Pourtant, le thème principal de La neuvième porte est bien éloigné des préoccupations d'un Hergé. Polanski se penche en effet sur le mal et la fascination qu'il exerce. Pour ce faire, il bâtit une intrigue lourde de manipulations. Ainsi Corso, cynique et sceptique, nous est d'abord présenté comme un malin, un escroc sans scrupule. Pourtant, les rôles vont rapidement se renverser, et il ne faudra pas beaucoup de temps au spectateur pour comprendre que ce négociant est manipulé par son commanditaire, Balkan, qui en sait plus qu'il ne veut bien l'avouer. Pourtant, il y a double-jeu, et Balkan, qui croit possible de mettre les forces du Mal à son service, sera lui aussi cruellement manipulé, par les puissances infernales, qui n'apprécient guère qu'on veuille ainsi se jouer d'elles. De son côté, Corso va glisser lentement d'une attitude méprisante envers ce qu'il considère comme de pathétiques superstitions, à une croyance de plus en plus convaincue en les pouvoirs des ténèbres. Guidée par la jeune fille (sorcière, succube, ou incarnation du Diable ?), interprétée par Emmanuelle Seigner, l'épouse de Polanski depuis le début des années 90, il va résoudre les secrets alchimiques du Livre des neuf portes et accomplir un parcours initiatique, reprenant les neufs étapes des énigmatiques gravures. Il deviendra ainsi, un élu invité à traverser la dernière Porte de l'Enfer, accédant à des révélations ultimes et à des plaisirs inimaginables. L'enfer selon Polanski a donc un arrière-goût de Paradis.

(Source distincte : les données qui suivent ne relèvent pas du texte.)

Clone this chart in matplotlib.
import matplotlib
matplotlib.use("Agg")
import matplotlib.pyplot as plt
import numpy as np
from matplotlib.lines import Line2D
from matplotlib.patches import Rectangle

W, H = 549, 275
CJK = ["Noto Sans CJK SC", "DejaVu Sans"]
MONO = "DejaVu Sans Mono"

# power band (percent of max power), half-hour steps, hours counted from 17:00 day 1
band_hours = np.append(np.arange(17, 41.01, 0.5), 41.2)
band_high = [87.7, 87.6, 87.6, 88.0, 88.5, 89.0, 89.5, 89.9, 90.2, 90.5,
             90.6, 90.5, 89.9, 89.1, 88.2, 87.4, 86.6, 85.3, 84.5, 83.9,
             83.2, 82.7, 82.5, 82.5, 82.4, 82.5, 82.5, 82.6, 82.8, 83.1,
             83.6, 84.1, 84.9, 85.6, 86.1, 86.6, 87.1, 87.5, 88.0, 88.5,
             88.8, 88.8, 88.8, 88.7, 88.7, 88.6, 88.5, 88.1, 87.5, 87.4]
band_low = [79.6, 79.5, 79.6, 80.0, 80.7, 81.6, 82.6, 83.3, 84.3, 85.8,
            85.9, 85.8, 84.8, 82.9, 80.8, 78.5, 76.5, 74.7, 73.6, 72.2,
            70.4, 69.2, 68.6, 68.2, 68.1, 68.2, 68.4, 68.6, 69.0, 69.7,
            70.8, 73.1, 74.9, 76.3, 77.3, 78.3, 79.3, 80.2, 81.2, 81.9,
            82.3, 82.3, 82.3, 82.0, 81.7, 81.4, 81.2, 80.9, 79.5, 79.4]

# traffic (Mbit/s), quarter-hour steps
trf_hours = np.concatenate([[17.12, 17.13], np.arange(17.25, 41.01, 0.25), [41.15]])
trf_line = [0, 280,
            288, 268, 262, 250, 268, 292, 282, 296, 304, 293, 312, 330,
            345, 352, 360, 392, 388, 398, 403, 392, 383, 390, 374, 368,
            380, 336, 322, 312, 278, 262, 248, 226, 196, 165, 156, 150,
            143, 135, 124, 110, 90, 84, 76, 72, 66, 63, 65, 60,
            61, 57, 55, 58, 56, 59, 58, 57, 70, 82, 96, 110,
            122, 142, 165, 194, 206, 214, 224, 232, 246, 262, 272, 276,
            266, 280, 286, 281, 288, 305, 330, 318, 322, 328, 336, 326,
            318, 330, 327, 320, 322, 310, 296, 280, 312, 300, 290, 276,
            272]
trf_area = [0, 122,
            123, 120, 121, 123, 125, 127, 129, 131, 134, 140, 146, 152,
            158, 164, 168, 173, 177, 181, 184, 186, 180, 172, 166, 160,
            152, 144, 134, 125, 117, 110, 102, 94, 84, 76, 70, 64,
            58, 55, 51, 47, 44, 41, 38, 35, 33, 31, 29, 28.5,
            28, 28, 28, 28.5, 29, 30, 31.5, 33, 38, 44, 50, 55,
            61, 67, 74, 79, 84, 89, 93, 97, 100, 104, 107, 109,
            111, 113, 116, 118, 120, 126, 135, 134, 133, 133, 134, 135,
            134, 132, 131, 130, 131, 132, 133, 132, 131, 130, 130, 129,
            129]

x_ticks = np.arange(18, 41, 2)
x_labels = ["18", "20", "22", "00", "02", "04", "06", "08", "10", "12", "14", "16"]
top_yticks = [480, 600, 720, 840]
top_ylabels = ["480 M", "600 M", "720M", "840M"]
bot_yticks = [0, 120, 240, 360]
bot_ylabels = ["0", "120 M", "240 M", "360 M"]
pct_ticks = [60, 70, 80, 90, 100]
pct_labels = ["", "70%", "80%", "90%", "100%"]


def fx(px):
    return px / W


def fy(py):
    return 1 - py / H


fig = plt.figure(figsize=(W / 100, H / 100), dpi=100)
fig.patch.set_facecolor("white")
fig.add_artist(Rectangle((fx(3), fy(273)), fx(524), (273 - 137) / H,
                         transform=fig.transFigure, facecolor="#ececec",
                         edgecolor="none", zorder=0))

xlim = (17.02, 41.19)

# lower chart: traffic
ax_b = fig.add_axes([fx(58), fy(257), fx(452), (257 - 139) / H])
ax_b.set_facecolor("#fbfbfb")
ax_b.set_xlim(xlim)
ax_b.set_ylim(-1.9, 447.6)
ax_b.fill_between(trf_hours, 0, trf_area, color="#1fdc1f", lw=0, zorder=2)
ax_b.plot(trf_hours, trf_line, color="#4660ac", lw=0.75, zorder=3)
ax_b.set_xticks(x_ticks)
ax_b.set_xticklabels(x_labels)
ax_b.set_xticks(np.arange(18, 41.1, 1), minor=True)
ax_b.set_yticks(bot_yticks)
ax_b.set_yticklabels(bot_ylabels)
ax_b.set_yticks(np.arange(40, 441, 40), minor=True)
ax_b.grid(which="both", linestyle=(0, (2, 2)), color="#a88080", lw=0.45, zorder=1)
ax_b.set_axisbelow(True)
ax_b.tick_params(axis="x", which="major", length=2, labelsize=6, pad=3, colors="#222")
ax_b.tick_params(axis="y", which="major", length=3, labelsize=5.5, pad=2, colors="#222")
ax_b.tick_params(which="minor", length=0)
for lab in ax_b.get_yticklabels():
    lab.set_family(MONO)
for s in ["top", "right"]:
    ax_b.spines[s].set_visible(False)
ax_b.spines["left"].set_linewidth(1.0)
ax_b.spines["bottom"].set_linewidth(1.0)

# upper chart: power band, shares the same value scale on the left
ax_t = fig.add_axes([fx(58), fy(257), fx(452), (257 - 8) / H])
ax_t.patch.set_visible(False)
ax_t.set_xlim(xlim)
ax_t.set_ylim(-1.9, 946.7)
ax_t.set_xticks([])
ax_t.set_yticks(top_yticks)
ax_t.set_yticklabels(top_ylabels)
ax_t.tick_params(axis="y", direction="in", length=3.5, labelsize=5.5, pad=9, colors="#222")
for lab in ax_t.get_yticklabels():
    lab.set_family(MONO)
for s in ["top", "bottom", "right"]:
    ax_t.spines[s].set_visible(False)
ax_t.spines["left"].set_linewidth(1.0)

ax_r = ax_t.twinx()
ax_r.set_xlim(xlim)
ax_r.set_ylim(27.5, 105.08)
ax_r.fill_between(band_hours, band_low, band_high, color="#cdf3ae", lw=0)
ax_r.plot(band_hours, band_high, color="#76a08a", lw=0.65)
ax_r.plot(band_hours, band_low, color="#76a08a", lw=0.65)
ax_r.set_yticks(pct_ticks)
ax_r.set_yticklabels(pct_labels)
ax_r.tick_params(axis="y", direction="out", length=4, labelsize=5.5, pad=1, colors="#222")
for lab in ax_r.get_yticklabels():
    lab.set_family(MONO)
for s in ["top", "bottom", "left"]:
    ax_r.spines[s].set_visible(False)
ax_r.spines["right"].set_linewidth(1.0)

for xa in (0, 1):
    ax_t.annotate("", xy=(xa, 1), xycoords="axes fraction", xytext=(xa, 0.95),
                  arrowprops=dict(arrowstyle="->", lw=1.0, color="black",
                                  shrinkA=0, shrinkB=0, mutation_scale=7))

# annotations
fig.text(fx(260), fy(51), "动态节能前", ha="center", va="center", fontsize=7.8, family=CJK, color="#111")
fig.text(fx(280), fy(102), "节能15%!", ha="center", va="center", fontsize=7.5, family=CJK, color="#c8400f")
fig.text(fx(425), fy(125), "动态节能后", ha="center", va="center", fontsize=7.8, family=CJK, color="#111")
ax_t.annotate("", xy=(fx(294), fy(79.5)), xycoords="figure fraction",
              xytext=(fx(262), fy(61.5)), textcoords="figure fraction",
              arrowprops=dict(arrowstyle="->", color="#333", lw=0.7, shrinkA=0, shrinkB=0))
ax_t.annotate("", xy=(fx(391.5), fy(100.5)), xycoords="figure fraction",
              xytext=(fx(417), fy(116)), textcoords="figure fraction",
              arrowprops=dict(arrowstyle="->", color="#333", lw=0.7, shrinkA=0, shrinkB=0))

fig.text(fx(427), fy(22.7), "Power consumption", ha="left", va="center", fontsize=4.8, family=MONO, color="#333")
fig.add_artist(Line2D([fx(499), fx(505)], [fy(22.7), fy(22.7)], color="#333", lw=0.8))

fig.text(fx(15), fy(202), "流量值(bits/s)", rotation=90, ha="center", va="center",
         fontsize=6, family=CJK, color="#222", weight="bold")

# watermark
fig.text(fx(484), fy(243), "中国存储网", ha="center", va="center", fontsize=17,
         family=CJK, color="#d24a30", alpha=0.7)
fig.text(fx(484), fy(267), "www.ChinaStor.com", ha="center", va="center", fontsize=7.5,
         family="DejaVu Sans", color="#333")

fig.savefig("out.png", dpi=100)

Enfin, il faut louer le travail superbe sur la photographie et les éclairages effectué par le directeur de la photographie Darius Khondji (Delicatessen (1991) de Caro et Jeunet, Seven (1995) de David Fincher...) et la magnifique musique de Wojciech Kilar (Dracula (1992) de Coppola, La jeune fille et la mort...), qui participent pour beaucoup à l'atmosphère fantastique et envoûtante de La neuvième porte. Les acteurs sont excellents, notamment Frank Langella. Certes, il faut reconnaître que le jeu d'Emmanuelle Seigner est un peu en dessous du reste du casting, et on regrette aussi un peu que la première demi-heure manque légèrement de densité.

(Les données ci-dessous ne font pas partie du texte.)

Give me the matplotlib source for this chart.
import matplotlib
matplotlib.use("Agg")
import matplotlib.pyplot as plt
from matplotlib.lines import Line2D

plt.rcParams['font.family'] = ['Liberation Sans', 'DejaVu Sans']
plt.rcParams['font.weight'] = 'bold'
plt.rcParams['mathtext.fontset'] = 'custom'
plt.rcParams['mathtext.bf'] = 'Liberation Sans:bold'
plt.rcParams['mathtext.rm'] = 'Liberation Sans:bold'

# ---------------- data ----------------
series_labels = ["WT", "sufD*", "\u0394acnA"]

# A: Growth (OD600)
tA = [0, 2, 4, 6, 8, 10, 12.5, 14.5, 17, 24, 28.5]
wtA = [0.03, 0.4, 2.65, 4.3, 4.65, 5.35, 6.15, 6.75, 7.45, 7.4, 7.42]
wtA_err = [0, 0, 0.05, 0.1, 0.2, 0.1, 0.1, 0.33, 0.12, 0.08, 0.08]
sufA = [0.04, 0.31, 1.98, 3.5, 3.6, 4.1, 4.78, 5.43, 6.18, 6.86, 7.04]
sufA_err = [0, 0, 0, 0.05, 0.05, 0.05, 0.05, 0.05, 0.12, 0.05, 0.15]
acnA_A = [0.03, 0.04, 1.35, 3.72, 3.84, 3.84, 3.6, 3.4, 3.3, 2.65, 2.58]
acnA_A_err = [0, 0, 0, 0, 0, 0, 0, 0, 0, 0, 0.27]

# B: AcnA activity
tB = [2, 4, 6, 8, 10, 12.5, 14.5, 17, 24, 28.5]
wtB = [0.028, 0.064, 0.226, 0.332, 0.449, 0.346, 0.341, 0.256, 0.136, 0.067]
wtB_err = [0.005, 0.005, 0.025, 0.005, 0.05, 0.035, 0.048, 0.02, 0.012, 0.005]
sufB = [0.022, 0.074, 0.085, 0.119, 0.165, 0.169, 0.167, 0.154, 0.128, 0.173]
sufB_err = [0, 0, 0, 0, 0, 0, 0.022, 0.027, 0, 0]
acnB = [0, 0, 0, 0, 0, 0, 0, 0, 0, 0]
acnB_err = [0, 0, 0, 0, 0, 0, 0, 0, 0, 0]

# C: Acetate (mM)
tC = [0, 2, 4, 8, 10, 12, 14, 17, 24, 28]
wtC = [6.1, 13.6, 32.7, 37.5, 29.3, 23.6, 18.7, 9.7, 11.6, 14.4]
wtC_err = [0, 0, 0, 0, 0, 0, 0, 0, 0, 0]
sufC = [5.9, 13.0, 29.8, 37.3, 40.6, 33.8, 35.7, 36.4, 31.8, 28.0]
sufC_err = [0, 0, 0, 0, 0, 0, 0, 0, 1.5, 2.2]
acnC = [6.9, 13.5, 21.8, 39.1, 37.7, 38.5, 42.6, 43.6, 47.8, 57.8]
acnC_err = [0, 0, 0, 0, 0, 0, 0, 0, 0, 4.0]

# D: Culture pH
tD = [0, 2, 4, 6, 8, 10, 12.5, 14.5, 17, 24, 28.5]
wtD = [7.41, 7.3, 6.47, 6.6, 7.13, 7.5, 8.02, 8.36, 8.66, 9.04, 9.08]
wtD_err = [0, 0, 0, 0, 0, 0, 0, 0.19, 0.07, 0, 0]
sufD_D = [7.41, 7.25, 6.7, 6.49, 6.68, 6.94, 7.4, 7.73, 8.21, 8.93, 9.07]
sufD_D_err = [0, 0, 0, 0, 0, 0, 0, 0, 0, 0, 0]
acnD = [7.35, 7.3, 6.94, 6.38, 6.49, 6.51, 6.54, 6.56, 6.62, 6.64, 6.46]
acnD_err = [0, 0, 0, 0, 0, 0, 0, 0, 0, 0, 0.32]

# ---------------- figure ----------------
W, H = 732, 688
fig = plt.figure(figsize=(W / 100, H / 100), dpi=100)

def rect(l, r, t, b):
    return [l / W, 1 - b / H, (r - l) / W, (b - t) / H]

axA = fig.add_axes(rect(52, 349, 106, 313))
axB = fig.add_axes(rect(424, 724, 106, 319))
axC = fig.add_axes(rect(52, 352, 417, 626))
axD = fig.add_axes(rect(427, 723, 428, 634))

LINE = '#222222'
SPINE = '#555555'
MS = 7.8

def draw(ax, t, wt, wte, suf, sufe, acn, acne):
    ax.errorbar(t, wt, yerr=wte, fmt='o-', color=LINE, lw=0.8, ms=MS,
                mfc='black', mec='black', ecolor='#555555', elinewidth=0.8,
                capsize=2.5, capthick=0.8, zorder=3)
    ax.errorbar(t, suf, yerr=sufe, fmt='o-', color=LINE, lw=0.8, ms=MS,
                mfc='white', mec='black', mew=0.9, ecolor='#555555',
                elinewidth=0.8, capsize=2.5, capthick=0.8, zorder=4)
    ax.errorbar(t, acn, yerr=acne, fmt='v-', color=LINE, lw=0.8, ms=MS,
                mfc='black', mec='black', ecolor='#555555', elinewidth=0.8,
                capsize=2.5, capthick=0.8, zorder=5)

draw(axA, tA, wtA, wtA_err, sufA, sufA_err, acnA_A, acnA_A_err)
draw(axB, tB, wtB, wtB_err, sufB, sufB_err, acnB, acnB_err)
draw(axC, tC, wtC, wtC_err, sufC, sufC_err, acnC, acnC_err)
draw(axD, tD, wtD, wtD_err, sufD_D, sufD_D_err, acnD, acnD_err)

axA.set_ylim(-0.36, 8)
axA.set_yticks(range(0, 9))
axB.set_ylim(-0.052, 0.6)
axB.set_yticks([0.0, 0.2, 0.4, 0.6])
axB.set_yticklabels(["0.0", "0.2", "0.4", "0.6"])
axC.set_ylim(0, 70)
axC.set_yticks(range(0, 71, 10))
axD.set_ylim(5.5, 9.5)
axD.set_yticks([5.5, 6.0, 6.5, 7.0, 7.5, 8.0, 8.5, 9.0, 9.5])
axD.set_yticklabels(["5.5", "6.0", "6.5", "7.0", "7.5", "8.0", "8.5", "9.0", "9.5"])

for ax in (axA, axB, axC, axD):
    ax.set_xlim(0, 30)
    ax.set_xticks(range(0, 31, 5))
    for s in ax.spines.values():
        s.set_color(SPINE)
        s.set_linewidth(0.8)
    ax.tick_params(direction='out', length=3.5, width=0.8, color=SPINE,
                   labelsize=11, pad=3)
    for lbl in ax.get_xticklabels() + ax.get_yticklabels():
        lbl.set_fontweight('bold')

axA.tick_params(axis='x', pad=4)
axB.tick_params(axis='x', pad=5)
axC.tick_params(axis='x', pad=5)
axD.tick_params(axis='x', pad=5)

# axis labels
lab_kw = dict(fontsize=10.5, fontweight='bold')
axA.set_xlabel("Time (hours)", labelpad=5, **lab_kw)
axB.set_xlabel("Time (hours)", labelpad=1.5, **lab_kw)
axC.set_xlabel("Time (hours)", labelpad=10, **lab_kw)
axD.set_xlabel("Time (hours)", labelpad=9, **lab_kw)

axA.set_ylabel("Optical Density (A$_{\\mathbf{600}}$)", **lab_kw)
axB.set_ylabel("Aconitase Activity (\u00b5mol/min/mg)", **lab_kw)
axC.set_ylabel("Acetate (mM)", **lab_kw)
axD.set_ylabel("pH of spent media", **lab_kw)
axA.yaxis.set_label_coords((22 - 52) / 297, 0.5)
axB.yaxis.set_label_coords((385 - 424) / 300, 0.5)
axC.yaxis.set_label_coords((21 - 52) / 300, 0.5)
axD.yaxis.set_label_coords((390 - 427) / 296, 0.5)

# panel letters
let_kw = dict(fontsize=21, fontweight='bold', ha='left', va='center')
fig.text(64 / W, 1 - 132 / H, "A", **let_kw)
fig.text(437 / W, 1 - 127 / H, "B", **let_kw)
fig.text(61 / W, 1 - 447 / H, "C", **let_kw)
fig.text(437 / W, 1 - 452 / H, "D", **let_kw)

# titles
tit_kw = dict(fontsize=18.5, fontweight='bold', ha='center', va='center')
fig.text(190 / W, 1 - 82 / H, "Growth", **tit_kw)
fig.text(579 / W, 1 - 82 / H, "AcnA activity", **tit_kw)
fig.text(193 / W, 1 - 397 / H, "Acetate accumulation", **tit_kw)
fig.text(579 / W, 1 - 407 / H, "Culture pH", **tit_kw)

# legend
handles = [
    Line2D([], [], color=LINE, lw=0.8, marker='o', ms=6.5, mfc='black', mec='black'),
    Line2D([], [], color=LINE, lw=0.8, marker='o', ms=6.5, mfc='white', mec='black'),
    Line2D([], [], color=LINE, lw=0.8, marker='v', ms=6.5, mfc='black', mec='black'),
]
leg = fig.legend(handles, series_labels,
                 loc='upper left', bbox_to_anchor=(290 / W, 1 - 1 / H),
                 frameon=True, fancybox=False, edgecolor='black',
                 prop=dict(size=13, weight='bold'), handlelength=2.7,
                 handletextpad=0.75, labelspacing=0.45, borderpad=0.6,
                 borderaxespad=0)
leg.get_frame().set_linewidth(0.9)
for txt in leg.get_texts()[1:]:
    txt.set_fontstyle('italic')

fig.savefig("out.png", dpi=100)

La neuvième porte fût un échec au box-office aux USA, mais il fonctionna correctement en France. La critique l'escamota sans scrupule, y compris dans la presse censée défendre le cinéma fantastique (Mad Movies ne lui consacra qu'une demi-page !). Bien qu'il ait été très sous-estimé à sa sortie, espérons qu'il sera finalement ré-évalué comme il le mérite, c'est à dire comme un des rares représentants ambitieux du cinéma d'épouvante européens des années 90, aux côtés de Dellamorte Dellamore (1994) de Michele Soavi et Le syndrôme de Stendhal (1996) de Dario Argento.